We look at how Ericka Flórez and Juan Francisco Maldondo bring John Cage and Mathias Goeritz together into dance in Hegelian Dancers, where at Museo Experimental El Eco, objects become territories–and territories are rethought and reworked at the Nevada Museum of Art’s Art + Environment Conference and exhibition Unsettled. What responsibility do institutions have in defining an defying extant ecologies of practice? The exhibition We Are Nature at the Carnegie Museum of Art poses this question, with Rich Pell, Aisling Quigley, and Colleen O’Reilly answering.

 

We feature the work of Québequois artist Isabelle Hayeur and talk with her about her underworldly photographic practice, where ruin porn and urban sprawl are stranged out of perspective.
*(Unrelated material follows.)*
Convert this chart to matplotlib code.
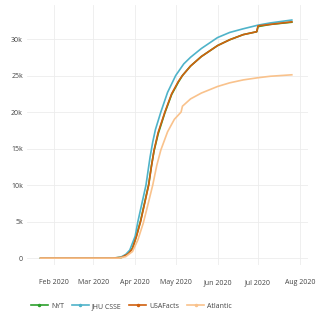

What aberrant ecologies confront, elude, and puncture the edges of our Anthropocenic condition? Monsters and ghosts entangle and haunt our arts of living on this damaged planet, and Anna Tsing, Heather Swanson, Elaine Gan, and Nils Bubandt convene dispatches from the edges of our scientific practices. The essays in their collection set the ground for a cross-disciplinary experiment that uncovers the strange in our condition of endangered climate. Curated by Caroline Picard, Imperceptibly and Slowly Opening brings together the inaccessible subjectivities of plants and asks us to pay deliberate attention to watching grass grow while walls of water swell around us.

 

Thank you for reading Sedimenta‘s 0th issue.